## start
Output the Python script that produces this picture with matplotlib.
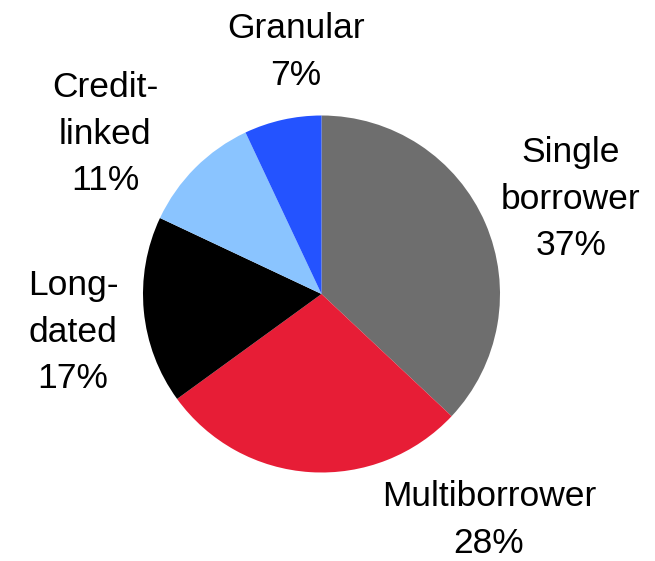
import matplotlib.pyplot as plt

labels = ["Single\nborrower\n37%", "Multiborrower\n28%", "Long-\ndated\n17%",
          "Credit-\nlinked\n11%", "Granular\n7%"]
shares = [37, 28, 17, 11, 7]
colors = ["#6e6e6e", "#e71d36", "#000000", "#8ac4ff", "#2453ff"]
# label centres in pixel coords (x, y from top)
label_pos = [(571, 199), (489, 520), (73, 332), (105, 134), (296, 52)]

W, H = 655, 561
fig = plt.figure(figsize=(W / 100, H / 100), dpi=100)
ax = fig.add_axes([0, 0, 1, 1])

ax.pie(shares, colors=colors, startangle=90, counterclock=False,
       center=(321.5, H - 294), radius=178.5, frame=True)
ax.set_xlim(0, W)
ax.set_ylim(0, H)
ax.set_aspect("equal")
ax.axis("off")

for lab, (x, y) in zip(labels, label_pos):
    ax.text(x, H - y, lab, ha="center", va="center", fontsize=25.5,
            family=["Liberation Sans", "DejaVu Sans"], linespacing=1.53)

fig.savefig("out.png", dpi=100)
## end
WHAT TO WORK ON:
Write the lines above out again exactly, without any of their pictures.

RESPONSE TO THE EXERCISE:
Output the Python script that produces this picture with matplotlib.
import matplotlib.pyplot as plt

labels = ["Single\nborrower\n37%", "Multiborrower\n28%", "Long-\ndated\n17%",
          "Credit-\nlinked\n11%", "Granular\n7%"]
shares = [37, 28, 17, 11, 7]
colors = ["#6e6e6e", "#e71d36", "#000000", "#8ac4ff", "#2453ff"]
# label centres in pixel coords (x, y from top)
label_pos = [(571, 199), (489, 520), (73, 332), (105, 134), (296, 52)]

W, H = 655, 561
fig = plt.figure(figsize=(W / 100, H / 100), dpi=100)
ax = fig.add_axes([0, 0, 1, 1])

ax.pie(shares, colors=colors, startangle=90, counterclock=False,
       center=(321.5, H - 294), radius=178.5, frame=True)
ax.set_xlim(0, W)
ax.set_ylim(0, H)
ax.set_aspect("equal")
ax.axis("off")

for lab, (x, y) in zip(labels, label_pos):
    ax.text(x, H - y, lab, ha="center", va="center", fontsize=25.5,
            family=["Liberation Sans", "DejaVu Sans"], linespacing=1.53)

fig.savefig("out.png", dpi=100)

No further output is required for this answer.